## Data lines
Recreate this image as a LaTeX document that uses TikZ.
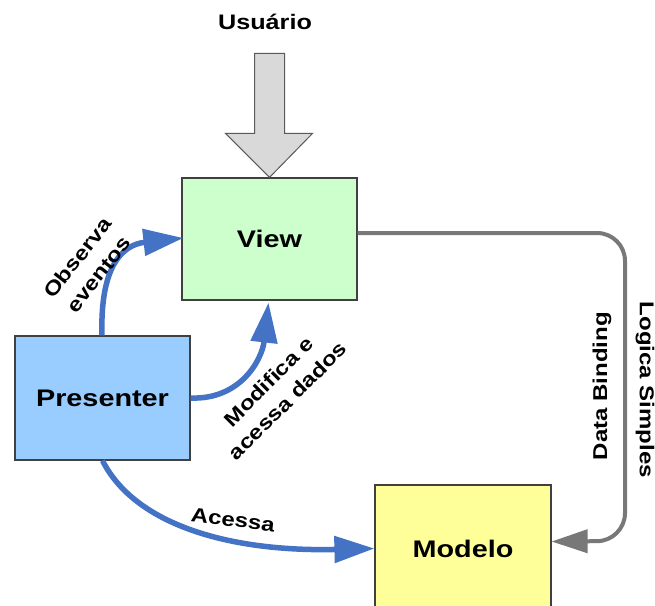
\documentclass[tikz,border=0pt]{standalone}
\usepackage{fontspec}
\setmainfont{Liberation Sans}[FakeStretch=1.2]
\usetikzlibrary{arrows.meta,calc}
\definecolor{viewgreen}{RGB}{204,255,204}
\definecolor{presblue}{RGB}{153,204,255}
\definecolor{modyellow}{RGB}{255,255,153}
\definecolor{flowblue}{RGB}{68,114,196}
\definecolor{bindgray}{RGB}{120,120,120}
\definecolor{usergray}{RGB}{217,217,217}
\tikzset{
  box/.style={draw=black!75, line width=1.2pt, inner sep=0pt, font=\bfseries\fontsize{24}{26}\selectfont},
  flow/.style={draw=flowblue, line width=5.5pt, -{Triangle[length=40pt,width=26pt]}},
  binding/.style={draw=bindgray, line width=4pt, rounded corners=28pt, -{Triangle[length=36pt,width=23pt]}},
  lbl/.style={font=\bfseries\fontsize{20}{27}\selectfont, align=center, inner sep=0pt},
  userarrow/.style={fill=usergray, draw=black!65, line width=1pt, line join=miter}
}
\begin{document}
\begin{tikzpicture}[x=1pt,y=-1pt]
  \clip (0,0) rectangle (655,605);
  \fill[white] (0,0) rectangle (655,605);

  % the three components
  \node[box, fill=viewgreen, minimum width=175pt, minimum height=122pt] (view) at (269.5,239) {View};
  \node[box, fill=presblue, minimum width=175pt, minimum height=124pt] (pres) at (102.5,398) {Presenter};
  \node[box, fill=modyellow, minimum width=176pt, minimum height=127pt] (modelo) at (463,548.5) {Modelo};

  % user input entering the view
  \node[lbl, font=\bfseries\fontsize{21}{24}\selectfont] (user) at (265,22) {Usuário};
  \coordinate (tip) at (view.north);
  \draw[userarrow] (tip) -- ($(tip)+(43,-44)$) -- ($(tip)+(15,-44)$) -- ($(tip)+(15,-124)$)
     -- ($(tip)+(-15,-124)$) -- ($(tip)+(-15,-44)$) -- ($(tip)+(-44,-44)$) -- cycle;

  % presenter -> view
  \draw[flow] (pres.north -| 102,0) .. controls (100,270) and (120,245) .. ($(view.west)+(2,-1)$);
  \draw[flow] (pres.east) .. controls (240,400) and (262,360) .. ($(view.south)+(-1,2)$);
  % presenter -> model
  \draw[flow] (pres.south) .. controls (135,525) and (230,552) .. (modelo.west);

  % data binding between view and model
  \draw[binding] ($(view.east)+(0,-6)$) -- (625,233) -- (625,541) -- ($(modelo.east)+(0,-7)$);

  % connector labels
  \node[lbl, rotate=52] (obs) at (88,266) {Observa\\eventos};
  \node[lbl, rotate=45] (mod) at (278,391) {Modifica e\\acessa dados};
  \node[lbl, rotate=-7] (ac) at (233,520) {Acessa};
  \node[lbl, rotate=90] (db) at (602,386) {Data Binding};
  \node[lbl, rotate=-90] (ls) at (645,390) {Logica Simples};
\end{tikzpicture}
\end{document}
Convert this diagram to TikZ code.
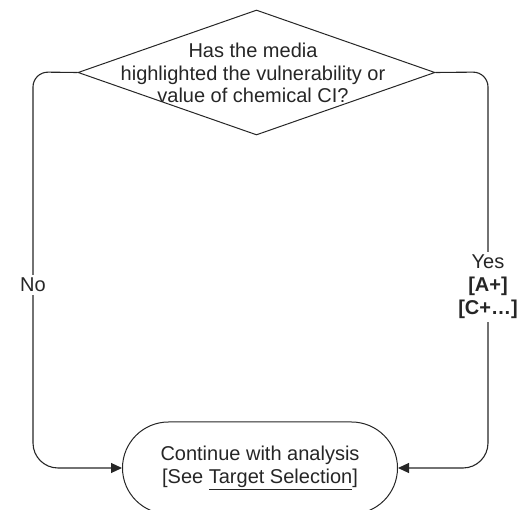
\documentclass[tikz,border=0pt]{standalone}
\usepackage{fontspec}
\setmainfont{Liberation Sans}
\usetikzlibrary{shapes.geometric,shapes.misc,arrows.meta}
\begin{document}
\begin{tikzpicture}[x=1pt,y=-1pt,
  shapeline/.style={draw=black!85, line width=1pt},
  conn/.style={draw=black!85, line width=1.1pt, -{Triangle[length=11pt,width=10pt]}},
  txt/.style={text=black!85, font=\fontsize{20}{22.5}\selectfont, align=center, inner sep=0pt},
  lbl/.style={fill=white, inner sep=3pt, text=black!85, font=\fontsize{20}{23}\selectfont, align=center}]
\useasboundingbox (0,0) rectangle (531,510);
\node[shapeline, diamond, minimum width=357pt, minimum height=125pt, aspect=2.856, inner sep=0pt] (q) at (256.5,72.5) {};
\node[txt] (qt) at (253,73) {Has the media\\highlighted the vulnerability or\\value of chemical CI?};
\node[shapeline, rounded rectangle, minimum width=275pt, minimum height=92pt, txt] (t) at (260,468) {Continue with analysis\\{[See \underline{Target Selection}]}};
\coordinate (lc) at (33,72);
\coordinate (lb) at (33,468);
\coordinate (rc) at (488,72);
\coordinate (rb) at (488,468);
\draw[conn] (q.west) [rounded corners=15pt] -- (lc) [rounded corners=25pt] -- (lb) -- (t.west);
\draw[conn] (q.east) [rounded corners=15pt] -- (rc) [rounded corners=25pt] -- (rb) -- (t.east);
\node[lbl] (no) at (33,285) {No};
\node[lbl] (yes) at (488,287) {Yes\\\textbf{[A+]}\\\textbf{[C+…]}};
\end{tikzpicture}
\end{document}
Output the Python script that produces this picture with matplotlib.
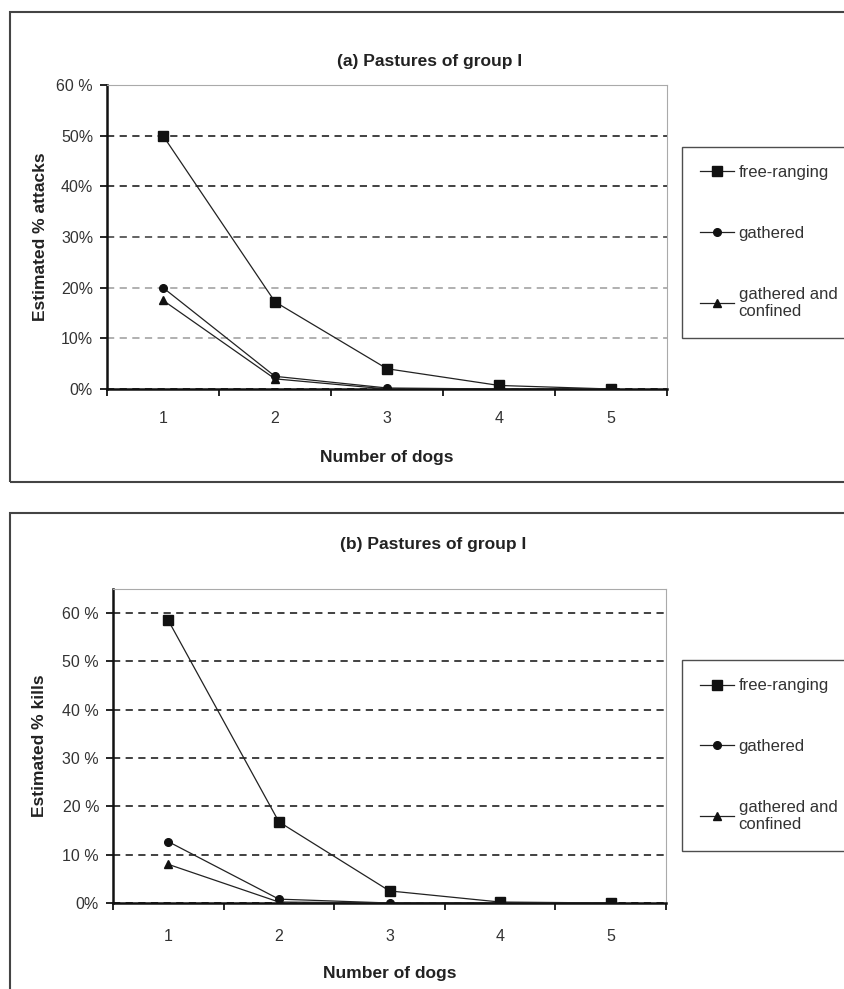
import matplotlib
matplotlib.use('Agg')
import matplotlib.pyplot as plt
from matplotlib.patches import Rectangle

plt.rcParams['font.family'] = ['Liberation Sans', 'DejaVu Sans']

# Daten
dogs = [1, 2, 3, 4, 5]
series_names = ['free-ranging', 'gathered', 'gathered and\nconfined']

# (a) attacks, in %
attacks_free = [50.0, 17.2, 4.0, 0.7, 0.0]
attacks_gathered = [20.0, 2.5, 0.2, 0.0, 0.0]
attacks_confined = [17.5, 2.0, 0.0, 0.0, 0.0]
attacks_ticklabels = ['0%', '10%', '20%', '30%', '40%', '50%', '60 %']

# (b) kills, in %
kills_free = [58.5, 16.8, 2.5, 0.2, 0.0]
kills_gathered = [12.7, 0.8, 0.0, 0.0, 0.0]
kills_confined = [8.0, 0.2, 0.0, 0.0, 0.0]
kills_ticklabels = ['0%', '10 %', '20 %', '30 %', '40 %', '50 %', '60 %']

W, H = 844, 989
fig = plt.figure(figsize=(W / 100, H / 100), dpi=100)


def fx(px):
    return px / W


def fy(py):
    return 1 - py / H


# outer frames of both panels
for top, bottom in [(12, 482), (513, 1010)]:
    fig.add_artist(Rectangle((fx(10), fy(bottom)), fx(860 - 10), (bottom - top) / H,
                             transform=fig.transFigure, fill=False,
                             edgecolor='#444444', linewidth=1.5, clip_on=False))


def draw_panel(ax, free, gathered, confined, ymax, ticklabels, ylabel, grid_colors,
               legend_top, legend_bottom, xpad):
    ax.plot(dogs, free, color='#222222', lw=0.9, marker='s', ms=6.5,
            mfc='#111111', mec='#111111', label=series_names[0], zorder=5)
    ax.plot(dogs, gathered, color='#222222', lw=0.9, marker='o', ms=5.5,
            mfc='#111111', mec='#111111', label=series_names[1], zorder=4)
    ax.plot(dogs, confined, color='#222222', lw=0.9, marker='^', ms=6,
            mfc='#111111', mec='#111111', label=series_names[2], zorder=3)

    ax.set_xlim(0.5, 5.5)
    ax.set_ylim(0, ymax)
    ax.set_yticks(range(0, 61, 10))
    ax.set_yticklabels(ticklabels, fontsize=11.5, color='#333333')
    ax.tick_params(axis='y', length=5, width=1.2, direction='out', pad=5)

    ax.set_xticks([0.5, 1.5, 2.5, 3.5, 4.5, 5.5])
    ax.set_xticklabels([])
    ax.set_xticks(dogs, minor=True)
    ax.set_xticklabels([str(d) for d in dogs], minor=True, fontsize=11.5, color='#333333')
    ax.tick_params(axis='x', which='major', length=5, width=1.2, direction='out')
    ax.tick_params(axis='x', which='minor', length=0, pad=xpad)

    ax.yaxis.grid(True, linestyle=(0, (4, 3)), linewidth=1.3)
    for gl, c in zip(ax.get_ygridlines(), grid_colors):
        gl.set_color(c)
    ax.set_axisbelow(True)

    ax.spines['left'].set_linewidth(1.8)
    ax.spines['left'].set_color('#111111')
    ax.spines['bottom'].set_linewidth(1.8)
    ax.spines['bottom'].set_color('#111111')
    ax.spines['top'].set_color('#aaaaaa')
    ax.spines['right'].set_color('#aaaaaa')

    ax.set_xlabel('Number of dogs', fontsize=12.5, fontweight='bold', color='#222222')
    ax.set_ylabel(ylabel, fontsize=12.5, fontweight='bold', color='#222222')

    leg = ax.legend(loc='upper left',
                    bbox_to_anchor=(fx(682), fy(legend_bottom), fx(900 - 682),
                                    (legend_bottom - legend_top) / H),
                    bbox_transform=fig.transFigure, mode='expand',
                    fontsize=12, frameon=True, fancybox=False, edgecolor='#222222',
                    borderaxespad=0, borderpad=1.1, labelspacing=2.75,
                    handlelength=2.0, handletextpad=0.3)
    leg.get_frame().set_linewidth(1.0)
    for t in leg.get_texts():
        t.set_color('#333333')
    return leg


# (a)
ax1 = fig.add_axes([fx(107), fy(389), fx(667 - 107), (389 - 85) / H])
draw_panel(ax1, attacks_free, attacks_gathered, attacks_confined, 60,
           attacks_ticklabels, 'Estimated % attacks',
           ['#222222', '#aaaaaa', '#aaaaaa', '#555555', '#333333', '#333333', '#aaaaaa'],
           147, 339, 16)
ax1.xaxis.set_label_coords(0.5, -0.2)
ax1.yaxis.set_label_coords(-0.105, 0.5)
fig.text(fx(430), fy(62), '(a) Pastures of group I', ha='center', va='center',
         fontsize=12.5, fontweight='bold', color='#222222')

# (b)
ax2 = fig.add_axes([fx(113), fy(903), fx(666 - 113), (903 - 589) / H])
draw_panel(ax2, kills_free, kills_gathered, kills_confined, 65,
           kills_ticklabels, 'Estimated % kills',
           ['#111111'] + ['#333333'] * 6,
           660, 848, 19)
ax2.xaxis.set_label_coords(0.5, -0.2)
ax2.yaxis.set_label_coords(-0.12, 0.5)
fig.text(fx(433), fy(545), '(b) Pastures of group I', ha='center', va='center',
         fontsize=12.5, fontweight='bold', color='#222222')

plt.savefig('out.png', dpi=100)
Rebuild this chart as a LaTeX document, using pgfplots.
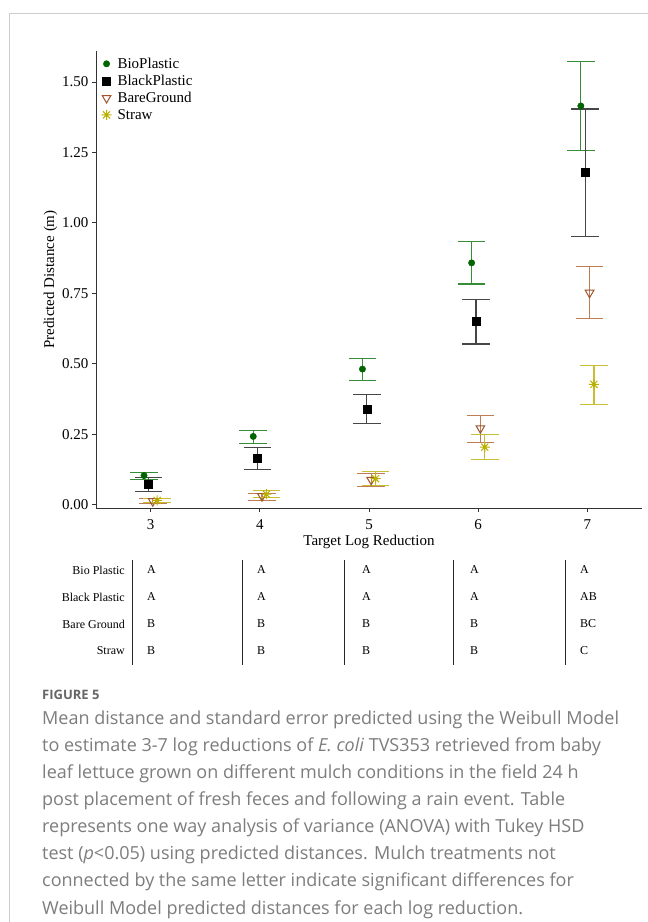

## Your instructions
Your answer should be only a number: how many lines of the data above contain the string "LaTeX"?

## Answer to the task
2